The Five Most Important Moments From The Biden-Harris Inauguration

Kamala Biden Inauguration Moments BeLatina Latinx
Photo courtesy of AP.

January 20, 2021, the country celebrated the 46th President of the United States at the traditional Inauguration Ceremony. However, Joe Biden wasn’t precisely the most memorable image of the day, but rather the women who stood on stage surrounding him.

Michelle Obama’s Entry

Michelle Obama, the former first lady, in a magenta-colored jacket with a matching monochromatic turtleneck sweater, and the best part of it all- wide-leg trousers. Where is the outfit from? Sergio Hudson, a Black designer based in South Carolina who also dressed Vice President Kamala Harris for the inauguration. Why magenta? It is the color that represents bipartisanship.
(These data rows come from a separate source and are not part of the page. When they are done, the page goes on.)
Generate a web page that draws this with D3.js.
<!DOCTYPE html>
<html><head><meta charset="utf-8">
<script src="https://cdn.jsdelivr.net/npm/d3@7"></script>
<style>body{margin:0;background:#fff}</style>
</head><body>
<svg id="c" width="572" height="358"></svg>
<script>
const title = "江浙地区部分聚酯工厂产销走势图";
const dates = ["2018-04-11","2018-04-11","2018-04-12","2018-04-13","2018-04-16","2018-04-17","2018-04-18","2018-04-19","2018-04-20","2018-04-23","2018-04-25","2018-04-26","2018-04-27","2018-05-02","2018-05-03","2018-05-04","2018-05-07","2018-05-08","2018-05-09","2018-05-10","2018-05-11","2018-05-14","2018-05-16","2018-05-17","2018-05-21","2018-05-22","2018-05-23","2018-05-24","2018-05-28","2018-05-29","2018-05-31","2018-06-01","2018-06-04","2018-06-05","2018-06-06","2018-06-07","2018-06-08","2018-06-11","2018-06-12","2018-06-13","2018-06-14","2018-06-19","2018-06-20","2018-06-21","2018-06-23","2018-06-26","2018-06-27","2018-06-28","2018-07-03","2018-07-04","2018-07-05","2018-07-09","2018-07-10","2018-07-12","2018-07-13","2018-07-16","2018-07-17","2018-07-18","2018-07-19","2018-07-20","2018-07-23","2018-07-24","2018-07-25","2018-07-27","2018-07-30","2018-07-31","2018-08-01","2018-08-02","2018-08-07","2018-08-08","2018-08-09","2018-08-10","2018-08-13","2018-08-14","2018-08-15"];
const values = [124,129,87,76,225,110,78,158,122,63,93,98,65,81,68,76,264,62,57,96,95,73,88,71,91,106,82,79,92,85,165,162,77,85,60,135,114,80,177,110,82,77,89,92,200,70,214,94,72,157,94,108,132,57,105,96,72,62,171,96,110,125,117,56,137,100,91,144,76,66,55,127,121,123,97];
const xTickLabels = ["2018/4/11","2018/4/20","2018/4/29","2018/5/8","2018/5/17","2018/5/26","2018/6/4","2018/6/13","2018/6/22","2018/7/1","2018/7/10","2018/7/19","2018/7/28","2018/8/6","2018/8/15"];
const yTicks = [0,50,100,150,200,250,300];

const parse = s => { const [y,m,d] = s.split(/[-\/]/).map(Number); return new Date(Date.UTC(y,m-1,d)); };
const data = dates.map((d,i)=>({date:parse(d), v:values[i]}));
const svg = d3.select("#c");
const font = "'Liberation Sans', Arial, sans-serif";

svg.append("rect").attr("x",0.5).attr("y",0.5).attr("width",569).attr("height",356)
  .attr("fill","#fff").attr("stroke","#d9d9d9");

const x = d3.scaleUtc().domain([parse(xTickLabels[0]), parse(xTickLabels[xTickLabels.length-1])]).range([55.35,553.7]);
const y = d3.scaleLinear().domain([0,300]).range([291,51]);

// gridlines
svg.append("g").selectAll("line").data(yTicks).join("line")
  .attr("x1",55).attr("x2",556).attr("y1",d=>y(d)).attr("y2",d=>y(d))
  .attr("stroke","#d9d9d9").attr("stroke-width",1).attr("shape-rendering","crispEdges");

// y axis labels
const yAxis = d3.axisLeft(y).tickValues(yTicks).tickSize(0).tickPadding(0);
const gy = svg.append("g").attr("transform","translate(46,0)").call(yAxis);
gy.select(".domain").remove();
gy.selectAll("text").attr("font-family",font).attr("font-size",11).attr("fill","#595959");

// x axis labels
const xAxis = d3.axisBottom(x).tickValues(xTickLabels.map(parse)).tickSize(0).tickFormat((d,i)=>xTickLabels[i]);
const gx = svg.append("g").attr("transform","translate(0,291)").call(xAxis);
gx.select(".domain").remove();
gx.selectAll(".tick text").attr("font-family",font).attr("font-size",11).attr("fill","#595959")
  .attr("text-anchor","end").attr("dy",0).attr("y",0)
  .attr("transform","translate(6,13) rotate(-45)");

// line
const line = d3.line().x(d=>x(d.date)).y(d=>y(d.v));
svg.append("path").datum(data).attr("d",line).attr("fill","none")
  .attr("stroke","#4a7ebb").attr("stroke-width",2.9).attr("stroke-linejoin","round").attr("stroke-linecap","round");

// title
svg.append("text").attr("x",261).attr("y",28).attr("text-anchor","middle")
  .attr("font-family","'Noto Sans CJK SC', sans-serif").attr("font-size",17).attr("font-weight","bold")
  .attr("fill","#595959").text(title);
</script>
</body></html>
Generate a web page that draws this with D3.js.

A Historic Vice Presidency

Vice President Kamala Harris is the first female, Black and South Asian to hold this position. What she wore today was also significant. Harris wore pieces from Christopher John Rogers and Sergio Hudson, topping it off with Wilfredo Rosado’s signature pearls. Rogers is a designer based in Brooklyn, originally from Baton Rouge, Louisiana. Additionally, the purple color she wore was representative of the suffragette movement, which means “the color of loyalty, constancy to purpose, unswerving steadfastness to a cause,”  and a reflection of the first Black woman elected to Congress, Shirley Chisholm.

Diversity and Women’s Empowerment

Vice President Kamala Harris was sworn in by the first Latina Justice, Sonia Sotomayor. Though the moment was short, it marked a new era for the country where women are closer to equality than we have ever imagined. 

JLo Almost Made It

Jennifer Lopez performed at the ceremony, singing ‘This Land Is Your Land,’ and after transitioning to ‘America the Beautiful.’ The transition was from her 2000 song ‘Let’s Get Loud,’ which drew many critiques, and frankly, we still don’t understand what she was thinking. Finally, she said the Pledge of Alliance in Spanish, representing all the Latinos in the country. 

The Promise of a Young Poet

Saving the best for last was Amanda Gorman. At 22-years-old, she became the youngest inaugural poet. Her recitation of ‘The Hill We Climb’ embodied a Black woman’s struggle, with hope for the future. Her verses “envision a way in which our country can still come together and can still heal,” she told The New York Times in an interview. Coinciding with the new administration’s plan for the country’s future, Gorman hit the nail, saying: ‘A nation that isn’t broken, but simply unfinished.’

Truly a memorable day for all women, especially Black women, the inauguration was not so much about the 46th president; it was about how women have shattered through glass ceilings and are seeing the hard work pay off.